## WHAT YOU SHOULD DO
Retype the opening lines of the data exactly, stopping after the line that contains "lw=1.1, dashes=(2.5, 1.6))". Skip every picture.

## RECORDED INFORMATION

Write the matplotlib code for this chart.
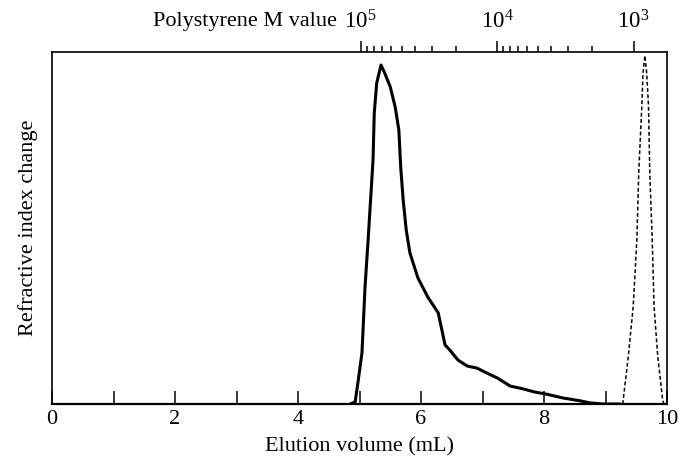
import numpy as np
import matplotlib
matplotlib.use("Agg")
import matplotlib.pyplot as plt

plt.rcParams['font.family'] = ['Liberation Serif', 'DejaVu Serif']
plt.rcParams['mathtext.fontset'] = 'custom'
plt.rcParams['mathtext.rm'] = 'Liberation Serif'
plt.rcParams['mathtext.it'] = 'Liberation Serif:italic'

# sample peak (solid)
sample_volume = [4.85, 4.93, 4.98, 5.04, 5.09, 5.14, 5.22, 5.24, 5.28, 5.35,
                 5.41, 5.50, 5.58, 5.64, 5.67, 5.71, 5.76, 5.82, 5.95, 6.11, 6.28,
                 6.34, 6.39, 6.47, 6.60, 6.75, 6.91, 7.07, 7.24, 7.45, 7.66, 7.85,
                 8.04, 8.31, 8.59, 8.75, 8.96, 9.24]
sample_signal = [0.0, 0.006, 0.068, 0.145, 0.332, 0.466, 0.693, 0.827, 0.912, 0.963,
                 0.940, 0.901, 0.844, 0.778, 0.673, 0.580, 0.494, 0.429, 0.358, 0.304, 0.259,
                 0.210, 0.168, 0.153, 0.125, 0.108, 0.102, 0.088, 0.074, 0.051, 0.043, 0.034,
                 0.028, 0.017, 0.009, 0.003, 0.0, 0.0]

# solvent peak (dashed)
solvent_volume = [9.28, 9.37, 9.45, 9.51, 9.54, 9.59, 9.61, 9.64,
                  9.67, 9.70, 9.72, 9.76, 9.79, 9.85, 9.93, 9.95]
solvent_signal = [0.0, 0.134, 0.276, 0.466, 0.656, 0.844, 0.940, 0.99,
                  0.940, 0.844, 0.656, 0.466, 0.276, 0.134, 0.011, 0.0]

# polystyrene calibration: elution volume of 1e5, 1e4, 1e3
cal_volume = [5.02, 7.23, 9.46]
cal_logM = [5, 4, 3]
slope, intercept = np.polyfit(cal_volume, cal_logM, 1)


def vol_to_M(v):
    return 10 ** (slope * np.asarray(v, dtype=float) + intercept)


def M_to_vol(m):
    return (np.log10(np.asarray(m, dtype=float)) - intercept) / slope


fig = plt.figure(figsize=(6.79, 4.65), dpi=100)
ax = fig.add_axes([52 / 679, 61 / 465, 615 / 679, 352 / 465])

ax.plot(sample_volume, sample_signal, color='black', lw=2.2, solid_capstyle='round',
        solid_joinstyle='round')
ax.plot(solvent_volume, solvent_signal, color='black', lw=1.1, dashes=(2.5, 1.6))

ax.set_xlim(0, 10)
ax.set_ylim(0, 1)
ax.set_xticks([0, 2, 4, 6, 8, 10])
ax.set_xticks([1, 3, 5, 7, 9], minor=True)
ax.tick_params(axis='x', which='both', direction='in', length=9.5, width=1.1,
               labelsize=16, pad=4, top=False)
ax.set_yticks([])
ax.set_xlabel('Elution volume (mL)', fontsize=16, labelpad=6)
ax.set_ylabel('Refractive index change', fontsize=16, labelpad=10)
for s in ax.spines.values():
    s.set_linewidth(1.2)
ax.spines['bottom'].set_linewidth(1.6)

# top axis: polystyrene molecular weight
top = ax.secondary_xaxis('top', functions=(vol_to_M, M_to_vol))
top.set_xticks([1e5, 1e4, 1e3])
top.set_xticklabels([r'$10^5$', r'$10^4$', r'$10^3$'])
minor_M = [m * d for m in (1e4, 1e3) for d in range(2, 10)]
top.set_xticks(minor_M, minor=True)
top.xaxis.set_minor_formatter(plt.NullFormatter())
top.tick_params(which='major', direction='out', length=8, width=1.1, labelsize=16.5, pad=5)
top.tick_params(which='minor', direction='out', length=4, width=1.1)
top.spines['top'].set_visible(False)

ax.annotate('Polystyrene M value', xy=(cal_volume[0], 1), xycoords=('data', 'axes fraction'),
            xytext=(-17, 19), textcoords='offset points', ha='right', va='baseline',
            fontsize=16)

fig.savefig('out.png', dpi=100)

## COMPLETED TASK
Write the matplotlib code for this chart.
import numpy as np
import matplotlib
matplotlib.use("Agg")
import matplotlib.pyplot as plt

plt.rcParams['font.family'] = ['Liberation Serif', 'DejaVu Serif']
plt.rcParams['mathtext.fontset'] = 'custom'
plt.rcParams['mathtext.rm'] = 'Liberation Serif'
plt.rcParams['mathtext.it'] = 'Liberation Serif:italic'

# sample peak (solid)
sample_volume = [4.85, 4.93, 4.98, 5.04, 5.09, 5.14, 5.22, 5.24, 5.28, 5.35,
                 5.41, 5.50, 5.58, 5.64, 5.67, 5.71, 5.76, 5.82, 5.95, 6.11, 6.28,
                 6.34, 6.39, 6.47, 6.60, 6.75, 6.91, 7.07, 7.24, 7.45, 7.66, 7.85,
                 8.04, 8.31, 8.59, 8.75, 8.96, 9.24]
sample_signal = [0.0, 0.006, 0.068, 0.145, 0.332, 0.466, 0.693, 0.827, 0.912, 0.963,
                 0.940, 0.901, 0.844, 0.778, 0.673, 0.580, 0.494, 0.429, 0.358, 0.304, 0.259,
                 0.210, 0.168, 0.153, 0.125, 0.108, 0.102, 0.088, 0.074, 0.051, 0.043, 0.034,
                 0.028, 0.017, 0.009, 0.003, 0.0, 0.0]

# solvent peak (dashed)
solvent_volume = [9.28, 9.37, 9.45, 9.51, 9.54, 9.59, 9.61, 9.64,
                  9.67, 9.70, 9.72, 9.76, 9.79, 9.85, 9.93, 9.95]
solvent_signal = [0.0, 0.134, 0.276, 0.466, 0.656, 0.844, 0.940, 0.99,
                  0.940, 0.844, 0.656, 0.466, 0.276, 0.134, 0.011, 0.0]

# polystyrene calibration: elution volume of 1e5, 1e4, 1e3
cal_volume = [5.02, 7.23, 9.46]
cal_logM = [5, 4, 3]
slope, intercept = np.polyfit(cal_volume, cal_logM, 1)


def vol_to_M(v):
    return 10 ** (slope * np.asarray(v, dtype=float) + intercept)


def M_to_vol(m):
    return (np.log10(np.asarray(m, dtype=float)) - intercept) / slope


fig = plt.figure(figsize=(6.79, 4.65), dpi=100)
ax = fig.add_axes([52 / 679, 61 / 465, 615 / 679, 352 / 465])

ax.plot(sample_volume, sample_signal, color='black', lw=2.2, solid_capstyle='round',
        solid_joinstyle='round')
ax.plot(solvent_volume, solvent_signal, color='black', lw=1.1, dashes=(2.5, 1.6))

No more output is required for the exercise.